Up to and including the line with "import plotly.graph_objects as go", write out the listing from its first line, minus the pictures.
— Start of Data excerpt —
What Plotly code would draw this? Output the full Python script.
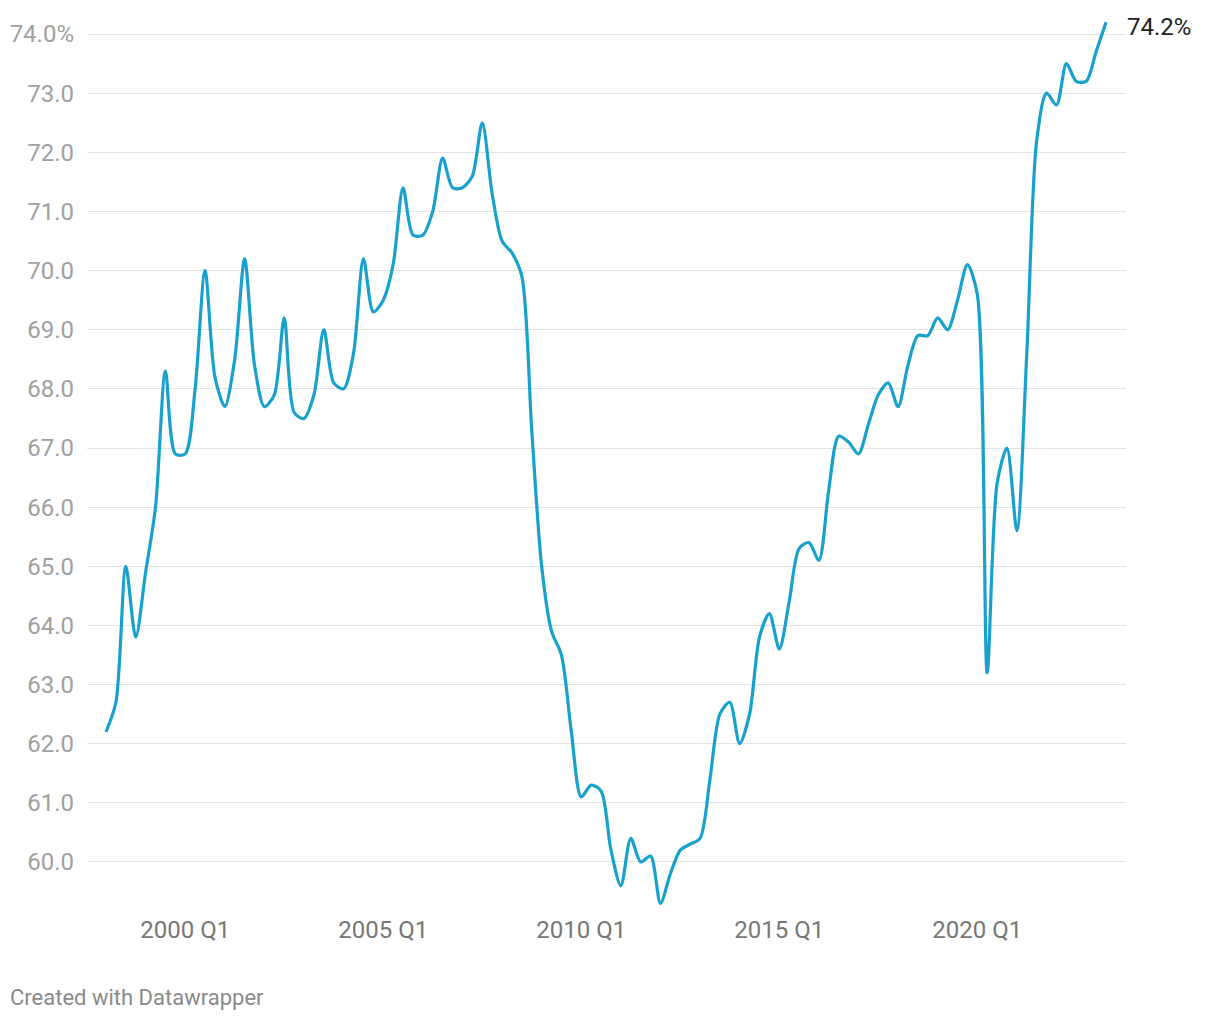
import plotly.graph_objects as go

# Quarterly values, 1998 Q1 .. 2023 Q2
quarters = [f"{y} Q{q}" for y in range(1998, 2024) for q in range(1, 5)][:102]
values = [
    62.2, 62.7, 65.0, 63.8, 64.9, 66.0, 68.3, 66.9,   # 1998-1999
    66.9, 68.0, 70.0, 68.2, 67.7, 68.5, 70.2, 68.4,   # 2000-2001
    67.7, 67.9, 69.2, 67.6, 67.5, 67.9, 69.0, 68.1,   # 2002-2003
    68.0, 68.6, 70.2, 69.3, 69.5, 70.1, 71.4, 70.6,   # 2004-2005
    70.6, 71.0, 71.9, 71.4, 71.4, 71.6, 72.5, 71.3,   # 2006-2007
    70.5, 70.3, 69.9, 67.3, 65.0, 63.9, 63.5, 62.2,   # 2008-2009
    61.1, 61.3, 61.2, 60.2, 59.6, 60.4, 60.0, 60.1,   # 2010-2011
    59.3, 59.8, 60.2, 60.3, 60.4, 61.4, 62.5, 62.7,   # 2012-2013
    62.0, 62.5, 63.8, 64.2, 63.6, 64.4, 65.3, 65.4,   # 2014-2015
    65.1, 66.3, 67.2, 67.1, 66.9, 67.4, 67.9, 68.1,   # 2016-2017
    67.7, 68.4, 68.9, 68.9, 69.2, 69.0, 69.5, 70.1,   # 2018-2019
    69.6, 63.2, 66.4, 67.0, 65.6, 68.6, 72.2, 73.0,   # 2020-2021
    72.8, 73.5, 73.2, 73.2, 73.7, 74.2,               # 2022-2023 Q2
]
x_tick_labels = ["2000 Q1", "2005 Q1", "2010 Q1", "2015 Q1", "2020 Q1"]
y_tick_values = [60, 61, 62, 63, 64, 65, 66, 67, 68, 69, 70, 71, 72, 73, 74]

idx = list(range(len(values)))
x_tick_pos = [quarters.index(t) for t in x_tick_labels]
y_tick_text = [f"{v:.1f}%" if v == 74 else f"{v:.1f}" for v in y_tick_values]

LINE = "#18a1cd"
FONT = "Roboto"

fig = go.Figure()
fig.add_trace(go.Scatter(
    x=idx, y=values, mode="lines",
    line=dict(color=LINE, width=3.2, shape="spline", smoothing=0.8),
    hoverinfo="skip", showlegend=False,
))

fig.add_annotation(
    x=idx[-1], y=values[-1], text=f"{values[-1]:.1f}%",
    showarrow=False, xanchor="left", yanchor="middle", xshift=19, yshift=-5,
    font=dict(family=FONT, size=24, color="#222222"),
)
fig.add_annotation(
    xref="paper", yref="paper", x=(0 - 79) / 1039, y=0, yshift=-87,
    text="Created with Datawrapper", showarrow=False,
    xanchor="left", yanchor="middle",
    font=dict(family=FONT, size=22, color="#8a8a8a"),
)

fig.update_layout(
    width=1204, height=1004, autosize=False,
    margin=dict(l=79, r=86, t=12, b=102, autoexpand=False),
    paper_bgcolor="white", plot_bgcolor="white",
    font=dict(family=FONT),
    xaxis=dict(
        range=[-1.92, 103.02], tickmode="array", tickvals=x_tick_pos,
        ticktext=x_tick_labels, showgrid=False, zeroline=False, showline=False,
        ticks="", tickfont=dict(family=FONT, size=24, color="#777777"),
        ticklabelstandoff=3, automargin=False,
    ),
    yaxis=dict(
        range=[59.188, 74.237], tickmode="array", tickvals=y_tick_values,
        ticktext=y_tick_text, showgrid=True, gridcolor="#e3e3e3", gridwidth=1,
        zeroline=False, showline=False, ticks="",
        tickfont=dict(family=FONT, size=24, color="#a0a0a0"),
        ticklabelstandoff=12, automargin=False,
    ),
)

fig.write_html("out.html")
— End of Data excerpt —
* Written solution:
What Plotly code would draw this? Output the full Python script.
import plotly.graph_objects as go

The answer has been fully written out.